Make no mistake. This is a weird artifact of a film. It's utterly nonsense, yet perfectly sincere; a documentary made up of reconstructions of things that didn't happen; even a branch of flying saucer belief that's been forgotten by the more exciting and sensational sides of things. The result is fascinating watching, and good stuff for that juvenile part of one that still checks the night sky for mysterious discs and accepts that it's just Venus all over again.
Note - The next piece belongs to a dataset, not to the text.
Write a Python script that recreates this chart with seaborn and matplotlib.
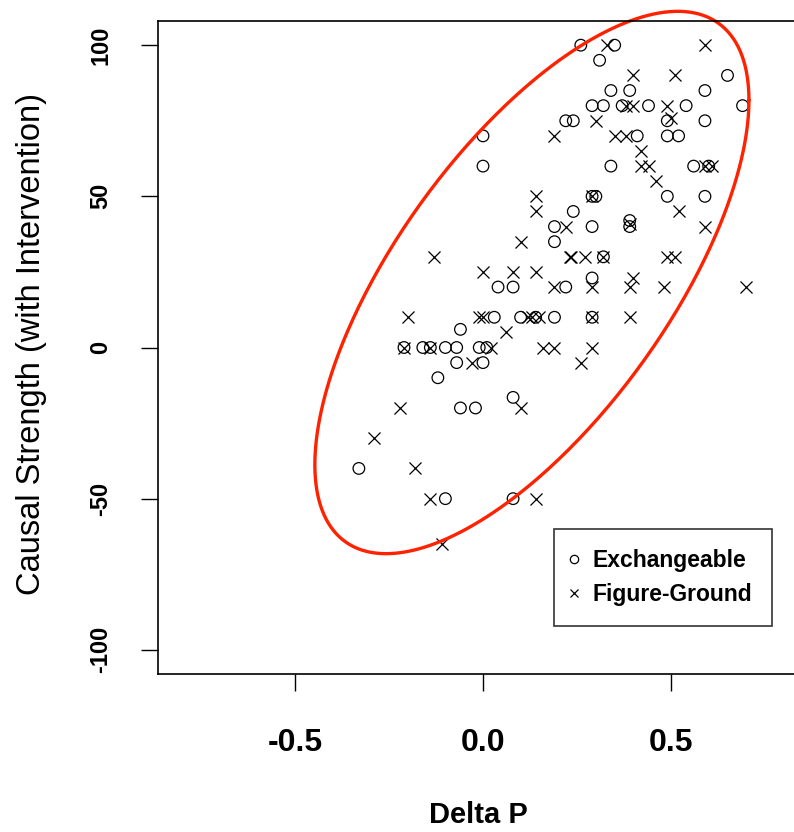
import numpy as np
import pandas as pd
import matplotlib
matplotlib.use("Agg")
import matplotlib.pyplot as plt
from matplotlib import font_manager
from matplotlib.lines import Line2D
import seaborn as sns

# Exchangeable condition (circles)
exch_dp = [0.26, 0.35, 0.31, 0.65, 0.34, 0.39, 0.59, 0.69, 0.29, 0.32, 0.37, 0.44,
           0.54, 0.22, 0.24, 0.59, 0.49, 0.41, 0.49, 0.52, 0.00, 0.00, 0.34, 0.56,
           0.29, 0.30, 0.49, 0.59, 0.24, 0.29, 0.19, 0.39, 0.39, 0.19, 0.32, 0.29,
           0.22, 0.04, 0.08, 0.03, 0.10, 0.14, 0.19, 0.29, -0.06, -0.21, -0.16,
           -0.14, -0.10, -0.07, -0.01, 0.01, -0.07, 0.00, -0.12, -0.06, -0.02,
           0.08, -0.33, -0.10, 0.08, 0.60]
exch_cs = [100, 100, 95, 90, 85, 85, 85, 80, 80, 80, 80, 80,
           80, 75, 75, 75, 75, 70, 70, 70, 70, 60, 60, 60,
           50, 50, 50, 50, 45, 40, 40, 42, 40, 35, 30, 23,
           20, 20, 20, 10, 10, 10, 10, 10, 6, 0, 0,
           0, 0, 0, 0, 0, -5, -5, -10, -20, -20,
           -16.5, -40, -50, -50, 60]

# Figure-Ground condition (crosses)
fig_dp = [0.33, 0.59, 0.40, 0.51, 0.30, 0.49, 0.50, 0.38, 0.40, 0.19, 0.35, 0.38,
          0.42, 0.42, 0.44, 0.46, 0.59, 0.61, 0.14, 0.14, 0.10, 0.22, 0.52, 0.59,
          0.23, 0.235, 0.27, 0.32, 0.49, 0.51, 0.14, 0.19, 0.29, 0.39, 0.40, 0.48,
          0.70, 0.13, 0.15, 0.29, 0.39, 0.16, 0.19, 0.29, 0.26, -0.13, 0.00, 0.08,
          -0.20, -0.01, 0.00, 0.06, 0.12, -0.21, 0.02, -0.03, -0.22, 0.10, -0.29,
          -0.18, -0.14, 0.14, -0.11, 0.39, -0.14, 0.29]
fig_cs = [100, 100, 90, 90, 75, 80, 76, 80, 80, 70, 70, 70,
          65, 60, 60, 55, 60, 60, 50, 45, 35, 40, 45, 40,
          30, 30, 30, 30, 30, 30, 25, 20, 20, 20, 23, 20,
          20, 10, 10, 10, 10, 0, 0, 0, -5, 30, 25, 25,
          10, 10, 10, 5, 10, 0, 0, -5, -20, -20, -30,
          -40, -50, -50, -65, 41, 0, 50]

x_ticks = [-0.5, 0.0, 0.5]
x_tick_labels = ["-0.5", "0.0", "0.5"]
y_ticks = [-100, -50, 0, 50, 100]
y_tick_labels = ["-100", "-50", "0", "50", "100"]
group_names = ["Exchangeable", "Figure-Ground"]

# Highlight ellipse: centre, spreads and correlation in data units
ell_center = (0.13, 21.5)
ell_sx, ell_sy, ell_r = 0.577, 89.7, 0.672

sans = "Liberation Sans"

sns.set_theme(style="white")
plt.rcParams["font.family"] = [sans, "DejaVu Sans"]
plt.rcParams.update({
    "text.color": "black",
    "axes.labelcolor": "black",
    "xtick.color": "black",
    "ytick.color": "black",
    "axes.edgecolor": "black",
})

df = pd.concat([
    pd.DataFrame({"dp": exch_dp, "cs": exch_cs, "group": group_names[0]}),
    pd.DataFrame({"dp": fig_dp, "cs": fig_cs, "group": group_names[1]}),
], ignore_index=True)

W, H = 794, 832
fig = plt.figure(figsize=(W / 100, H / 100), dpi=100)
ax = fig.add_axes([158 / W, (H - 674) / H, 650 / W, (674 - 21) / H])

sns.scatterplot(data=df[df.group == group_names[0]], x="dp", y="cs", ax=ax,
                marker="o", s=70, facecolors="none", edgecolor="black",
                linewidth=0.9, legend=False)
sns.scatterplot(data=df[df.group == group_names[1]], x="dp", y="cs", ax=ax,
                marker="x", s=75, color="black", linewidth=0.9, legend=False)

# Red ellipse around the point cloud (allowed to run past the frame)
t = np.linspace(0, 2 * np.pi, 400)
ex = ell_center[0] + ell_sx * np.cos(t)
ey = ell_center[1] + ell_sy * (ell_r * np.cos(t) + np.sqrt(1 - ell_r ** 2) * np.sin(t))
ax.plot(ex, ey, color="#ff2200", linewidth=2.4, solid_capstyle="round", clip_on=False)

ax.set_xlim(-0.864, 0.864)
ax.set_ylim(-108, 108)

ax.set_xticks(x_ticks)
ax.set_xticklabels(x_tick_labels, fontweight="bold", fontsize=23)
ax.set_yticks(y_ticks)
ax.set_yticklabels(y_tick_labels, fontweight="bold", fontsize=17,
                   rotation=90, va="center")
ax.tick_params(axis="x", length=12, width=1, pad=27, direction="out", bottom=True)
ax.tick_params(axis="y", length=12, width=1, pad=21, direction="out", left=True)

for sp in ax.spines.values():
    sp.set_color("black")
    sp.set_linewidth(1.2)

ax.set_xlabel("Delta P", fontweight="bold", fontsize=21)
ax.xaxis.label.set_va("center")
ax.xaxis.set_label_coords(0.493, -0.216)
ax.set_ylabel("Causal Strength (with Intervention)", fontsize=23.5)
ax.yaxis.label.set_va("center")
ax.yaxis.set_label_coords(-0.195, 0.505)

handles = [
    Line2D([], [], marker="o", linestyle="none", markerfacecolor="none",
           markeredgecolor="black", markersize=6, markeredgewidth=0.9),
    Line2D([], [], marker="x", linestyle="none", color="black",
           markersize=6, markeredgewidth=0.9),
]
leg = ax.legend(handles, group_names, loc="lower left",
                bbox_to_anchor=(0.609, 0.074), borderaxespad=0,
                frameon=True, fancybox=False, borderpad=0.85, handletextpad=0.8,
                labelspacing=0.5, handlelength=0.05,
                prop=font_manager.FontProperties(family=sans, weight="bold", size=16.5))
leg.get_frame().set_edgecolor("black")
leg.get_frame().set_linewidth(1.2)

fig.savefig("out.png", dpi=100, facecolor="white")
Trivia: Milan of Kroton, a wrestler, won an Olympic crown in 540 BCE as a boy, and then again in 532, 528, 524, 520, and 516 BCE. He competed in 512, but lost to his disciple, Timasitheos, who was 28 years old. (He also won seven titles at Delphi, 9 at Nemea, and ten at Isthmia.) Source: Encyclopedia of the Modern Olympic Movement, Editors John E Findling, Kimberly D Pelle.
Currently Reading: The Great Lakes Triangle, Jay Gourley. Piece of mid-70s mild crackpottery about how yeah, you think the Bermuda Triangle is something but how about all the ships and planes that vanish in or around the Great Lakes. Which could be fun, except that it's 180 pages of laborious introducing the captain or pilot and giving the measurements of the ship or plane, reporting its last known location, and then ``and it was never heard from again'', and some padding explaining that the crew was excellent and professional and the weather so fantastically clear that the fantastic clearness was still being spoken of decades later, and so on. Pass.